• **Objective**
What are the lines from the one with "Recreate this image" through the one with "plt.rcParams['font.family'] = ['Liberation", inclusive? Output them exactly, and leave out the pictures.
* Begin Available data *
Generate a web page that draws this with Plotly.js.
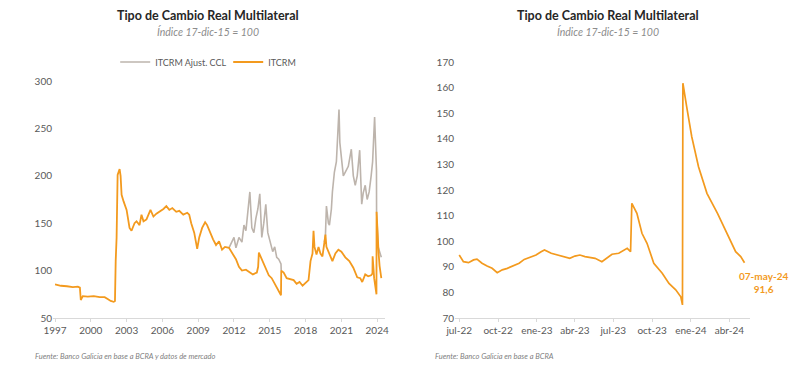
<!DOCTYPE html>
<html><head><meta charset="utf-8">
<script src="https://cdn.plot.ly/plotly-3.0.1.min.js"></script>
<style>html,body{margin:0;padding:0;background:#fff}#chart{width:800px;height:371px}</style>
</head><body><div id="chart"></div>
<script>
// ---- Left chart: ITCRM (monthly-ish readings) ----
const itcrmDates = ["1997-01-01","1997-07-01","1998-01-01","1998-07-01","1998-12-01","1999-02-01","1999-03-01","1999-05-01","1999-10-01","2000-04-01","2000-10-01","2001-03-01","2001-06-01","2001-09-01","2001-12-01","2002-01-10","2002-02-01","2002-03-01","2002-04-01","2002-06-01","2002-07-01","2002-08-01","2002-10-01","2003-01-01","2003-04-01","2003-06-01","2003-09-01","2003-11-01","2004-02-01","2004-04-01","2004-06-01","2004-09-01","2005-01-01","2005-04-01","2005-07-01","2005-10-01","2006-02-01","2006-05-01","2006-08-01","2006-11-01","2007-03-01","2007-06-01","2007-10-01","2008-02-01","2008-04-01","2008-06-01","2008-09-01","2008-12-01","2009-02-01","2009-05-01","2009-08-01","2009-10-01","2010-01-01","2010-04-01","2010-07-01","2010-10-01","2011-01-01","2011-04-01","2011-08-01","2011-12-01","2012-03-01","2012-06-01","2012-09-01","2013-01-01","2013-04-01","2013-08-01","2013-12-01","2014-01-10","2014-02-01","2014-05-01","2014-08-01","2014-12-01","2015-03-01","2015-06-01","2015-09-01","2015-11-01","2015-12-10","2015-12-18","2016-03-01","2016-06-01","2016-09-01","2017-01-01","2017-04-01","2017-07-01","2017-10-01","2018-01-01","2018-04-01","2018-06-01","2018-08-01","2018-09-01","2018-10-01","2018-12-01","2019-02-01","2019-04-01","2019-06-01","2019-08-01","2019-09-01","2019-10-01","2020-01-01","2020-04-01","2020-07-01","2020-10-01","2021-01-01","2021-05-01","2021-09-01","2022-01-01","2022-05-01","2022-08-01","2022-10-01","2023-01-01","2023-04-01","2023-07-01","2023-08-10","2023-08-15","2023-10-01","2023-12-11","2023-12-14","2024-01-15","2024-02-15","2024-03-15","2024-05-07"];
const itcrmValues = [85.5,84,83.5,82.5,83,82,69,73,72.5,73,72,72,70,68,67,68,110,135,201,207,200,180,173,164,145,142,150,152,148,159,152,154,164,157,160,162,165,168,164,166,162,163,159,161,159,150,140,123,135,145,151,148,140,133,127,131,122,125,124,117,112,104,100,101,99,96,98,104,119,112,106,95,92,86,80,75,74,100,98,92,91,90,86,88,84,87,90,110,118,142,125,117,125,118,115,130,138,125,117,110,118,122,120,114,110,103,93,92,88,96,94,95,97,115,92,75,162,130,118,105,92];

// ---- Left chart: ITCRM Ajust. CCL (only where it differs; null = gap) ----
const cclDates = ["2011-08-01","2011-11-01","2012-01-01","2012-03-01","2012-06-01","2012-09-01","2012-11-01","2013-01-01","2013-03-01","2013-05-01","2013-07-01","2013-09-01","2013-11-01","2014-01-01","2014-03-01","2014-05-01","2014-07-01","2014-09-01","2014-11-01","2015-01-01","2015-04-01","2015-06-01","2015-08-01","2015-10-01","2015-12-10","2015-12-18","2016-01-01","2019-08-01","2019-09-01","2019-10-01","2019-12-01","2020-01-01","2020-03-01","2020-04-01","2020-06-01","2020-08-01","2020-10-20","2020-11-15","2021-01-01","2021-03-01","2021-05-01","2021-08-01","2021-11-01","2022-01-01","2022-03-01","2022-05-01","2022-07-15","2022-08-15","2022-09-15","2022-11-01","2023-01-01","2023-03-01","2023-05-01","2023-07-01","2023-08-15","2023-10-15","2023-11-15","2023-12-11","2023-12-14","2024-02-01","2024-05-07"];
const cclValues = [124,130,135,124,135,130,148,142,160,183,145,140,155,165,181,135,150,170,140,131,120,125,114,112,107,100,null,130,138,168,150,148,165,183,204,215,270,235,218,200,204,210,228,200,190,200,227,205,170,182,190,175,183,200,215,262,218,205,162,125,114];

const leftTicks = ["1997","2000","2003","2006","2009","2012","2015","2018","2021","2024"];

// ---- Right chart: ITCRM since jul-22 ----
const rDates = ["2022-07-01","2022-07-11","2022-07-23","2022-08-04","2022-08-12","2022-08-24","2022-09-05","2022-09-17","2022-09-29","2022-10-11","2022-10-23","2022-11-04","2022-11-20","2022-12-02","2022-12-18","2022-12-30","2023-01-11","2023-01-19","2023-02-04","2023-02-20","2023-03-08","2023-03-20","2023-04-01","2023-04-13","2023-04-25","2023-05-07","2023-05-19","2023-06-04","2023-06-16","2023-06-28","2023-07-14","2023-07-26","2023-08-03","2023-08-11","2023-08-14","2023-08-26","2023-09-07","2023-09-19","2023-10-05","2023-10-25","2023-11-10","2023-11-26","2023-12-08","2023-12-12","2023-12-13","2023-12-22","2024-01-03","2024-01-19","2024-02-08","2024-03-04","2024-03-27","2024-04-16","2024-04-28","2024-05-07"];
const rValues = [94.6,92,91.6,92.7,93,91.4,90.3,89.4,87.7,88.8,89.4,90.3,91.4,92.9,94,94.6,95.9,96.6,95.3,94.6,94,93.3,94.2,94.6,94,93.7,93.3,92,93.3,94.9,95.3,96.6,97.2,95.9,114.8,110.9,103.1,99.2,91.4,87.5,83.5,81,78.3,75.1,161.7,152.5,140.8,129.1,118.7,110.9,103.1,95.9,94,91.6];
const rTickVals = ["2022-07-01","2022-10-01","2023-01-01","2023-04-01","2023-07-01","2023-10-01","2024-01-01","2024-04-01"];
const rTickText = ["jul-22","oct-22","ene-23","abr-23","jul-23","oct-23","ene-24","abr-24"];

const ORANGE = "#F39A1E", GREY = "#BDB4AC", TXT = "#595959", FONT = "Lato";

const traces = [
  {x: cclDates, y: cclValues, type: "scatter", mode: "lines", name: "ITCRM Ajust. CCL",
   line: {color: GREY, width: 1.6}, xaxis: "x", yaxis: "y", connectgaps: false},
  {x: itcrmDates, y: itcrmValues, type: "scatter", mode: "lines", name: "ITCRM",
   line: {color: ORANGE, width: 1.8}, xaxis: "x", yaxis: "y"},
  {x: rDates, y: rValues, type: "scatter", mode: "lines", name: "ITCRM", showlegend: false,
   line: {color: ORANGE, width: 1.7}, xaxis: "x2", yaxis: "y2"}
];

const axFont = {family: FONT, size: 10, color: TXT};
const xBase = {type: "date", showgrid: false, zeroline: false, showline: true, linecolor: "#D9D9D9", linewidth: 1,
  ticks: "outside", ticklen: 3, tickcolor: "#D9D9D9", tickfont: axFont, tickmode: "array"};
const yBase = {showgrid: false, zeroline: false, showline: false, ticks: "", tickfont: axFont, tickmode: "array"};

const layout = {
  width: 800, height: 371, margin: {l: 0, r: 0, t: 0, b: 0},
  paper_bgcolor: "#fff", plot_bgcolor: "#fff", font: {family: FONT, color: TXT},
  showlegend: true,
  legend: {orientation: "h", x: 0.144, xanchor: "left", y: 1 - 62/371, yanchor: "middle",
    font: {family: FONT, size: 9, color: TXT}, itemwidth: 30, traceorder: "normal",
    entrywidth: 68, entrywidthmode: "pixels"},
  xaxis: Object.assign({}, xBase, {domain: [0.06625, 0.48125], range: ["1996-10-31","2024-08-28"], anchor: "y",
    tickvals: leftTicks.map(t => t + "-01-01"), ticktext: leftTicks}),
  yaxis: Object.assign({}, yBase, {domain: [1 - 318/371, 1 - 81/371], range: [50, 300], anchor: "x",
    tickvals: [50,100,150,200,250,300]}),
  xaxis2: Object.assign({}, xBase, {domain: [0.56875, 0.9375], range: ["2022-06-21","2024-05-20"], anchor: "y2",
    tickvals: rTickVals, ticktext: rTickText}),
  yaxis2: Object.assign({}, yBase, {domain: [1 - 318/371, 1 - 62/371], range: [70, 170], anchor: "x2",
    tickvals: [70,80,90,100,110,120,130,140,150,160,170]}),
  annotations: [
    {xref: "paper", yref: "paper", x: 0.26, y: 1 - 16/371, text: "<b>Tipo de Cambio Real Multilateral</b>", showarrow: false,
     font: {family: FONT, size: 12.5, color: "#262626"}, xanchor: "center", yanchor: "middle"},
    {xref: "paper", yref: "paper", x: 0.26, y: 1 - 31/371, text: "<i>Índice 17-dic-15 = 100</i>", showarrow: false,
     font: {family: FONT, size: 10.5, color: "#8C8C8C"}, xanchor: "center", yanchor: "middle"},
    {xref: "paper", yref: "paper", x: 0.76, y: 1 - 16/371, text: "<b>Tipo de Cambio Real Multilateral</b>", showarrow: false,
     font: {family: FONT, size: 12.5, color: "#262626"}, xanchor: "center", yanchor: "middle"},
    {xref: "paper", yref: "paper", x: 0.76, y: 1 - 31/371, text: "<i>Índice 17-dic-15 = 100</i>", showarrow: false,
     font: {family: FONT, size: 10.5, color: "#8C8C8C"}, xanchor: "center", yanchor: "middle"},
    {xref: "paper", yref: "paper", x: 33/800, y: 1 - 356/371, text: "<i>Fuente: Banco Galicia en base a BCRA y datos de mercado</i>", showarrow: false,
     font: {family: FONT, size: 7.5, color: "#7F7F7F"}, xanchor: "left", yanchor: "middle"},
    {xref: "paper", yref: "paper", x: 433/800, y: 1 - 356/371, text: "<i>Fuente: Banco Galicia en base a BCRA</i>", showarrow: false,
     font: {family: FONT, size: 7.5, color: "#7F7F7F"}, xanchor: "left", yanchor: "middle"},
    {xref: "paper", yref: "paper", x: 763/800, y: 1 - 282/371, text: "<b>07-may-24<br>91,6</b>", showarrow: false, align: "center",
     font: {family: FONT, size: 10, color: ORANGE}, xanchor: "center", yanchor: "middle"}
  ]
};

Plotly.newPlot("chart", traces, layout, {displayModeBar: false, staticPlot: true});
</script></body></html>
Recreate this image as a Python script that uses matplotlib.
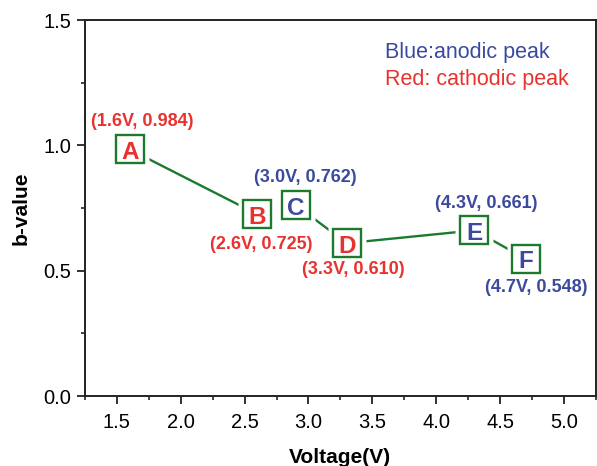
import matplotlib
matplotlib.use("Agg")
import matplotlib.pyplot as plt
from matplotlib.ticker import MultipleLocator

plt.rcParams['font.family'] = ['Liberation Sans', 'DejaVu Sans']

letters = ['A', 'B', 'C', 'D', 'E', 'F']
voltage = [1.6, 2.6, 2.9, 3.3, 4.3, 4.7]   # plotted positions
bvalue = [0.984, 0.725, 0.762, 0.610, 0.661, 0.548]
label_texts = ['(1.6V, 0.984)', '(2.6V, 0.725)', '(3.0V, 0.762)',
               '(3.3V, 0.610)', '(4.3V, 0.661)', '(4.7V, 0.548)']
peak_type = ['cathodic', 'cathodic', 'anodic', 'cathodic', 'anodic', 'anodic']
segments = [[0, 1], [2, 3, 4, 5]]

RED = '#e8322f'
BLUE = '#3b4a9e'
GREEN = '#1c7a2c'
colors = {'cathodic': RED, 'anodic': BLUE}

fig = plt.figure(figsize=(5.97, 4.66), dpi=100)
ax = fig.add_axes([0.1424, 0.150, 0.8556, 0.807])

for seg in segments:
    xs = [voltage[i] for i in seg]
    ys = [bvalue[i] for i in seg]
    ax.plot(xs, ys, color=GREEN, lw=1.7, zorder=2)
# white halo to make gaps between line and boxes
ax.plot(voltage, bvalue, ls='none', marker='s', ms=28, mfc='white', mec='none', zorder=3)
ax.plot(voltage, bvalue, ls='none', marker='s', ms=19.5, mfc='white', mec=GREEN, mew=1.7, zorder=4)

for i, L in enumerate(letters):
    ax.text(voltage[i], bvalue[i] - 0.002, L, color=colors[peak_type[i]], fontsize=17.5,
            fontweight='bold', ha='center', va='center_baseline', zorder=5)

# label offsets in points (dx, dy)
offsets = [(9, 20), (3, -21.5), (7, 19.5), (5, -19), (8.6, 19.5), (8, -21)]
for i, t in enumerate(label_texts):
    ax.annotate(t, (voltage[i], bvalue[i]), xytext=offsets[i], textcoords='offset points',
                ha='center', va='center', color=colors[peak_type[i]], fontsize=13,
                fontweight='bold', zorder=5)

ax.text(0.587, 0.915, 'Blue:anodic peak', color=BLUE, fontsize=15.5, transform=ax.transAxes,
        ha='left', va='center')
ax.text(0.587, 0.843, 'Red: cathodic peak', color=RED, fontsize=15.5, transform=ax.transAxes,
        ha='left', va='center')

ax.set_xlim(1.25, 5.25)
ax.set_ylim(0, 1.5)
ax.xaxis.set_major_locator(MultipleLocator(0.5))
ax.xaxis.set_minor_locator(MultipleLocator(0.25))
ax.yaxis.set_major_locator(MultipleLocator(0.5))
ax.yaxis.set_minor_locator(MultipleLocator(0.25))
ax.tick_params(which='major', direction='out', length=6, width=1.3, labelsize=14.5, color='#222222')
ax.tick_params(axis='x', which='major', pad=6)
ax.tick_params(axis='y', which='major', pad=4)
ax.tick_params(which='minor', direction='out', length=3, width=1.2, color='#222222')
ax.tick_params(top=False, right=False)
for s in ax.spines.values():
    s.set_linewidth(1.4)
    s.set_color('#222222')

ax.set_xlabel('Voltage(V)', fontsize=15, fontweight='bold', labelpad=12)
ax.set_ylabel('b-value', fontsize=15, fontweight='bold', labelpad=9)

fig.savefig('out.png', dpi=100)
* End Available data *
• **Expected answer**
Recreate this image as a Python script that uses matplotlib.
import matplotlib
matplotlib.use("Agg")
import matplotlib.pyplot as plt
from matplotlib.ticker import MultipleLocator

plt.rcParams['font.family'] = ['Liberation Sans', 'DejaVu Sans']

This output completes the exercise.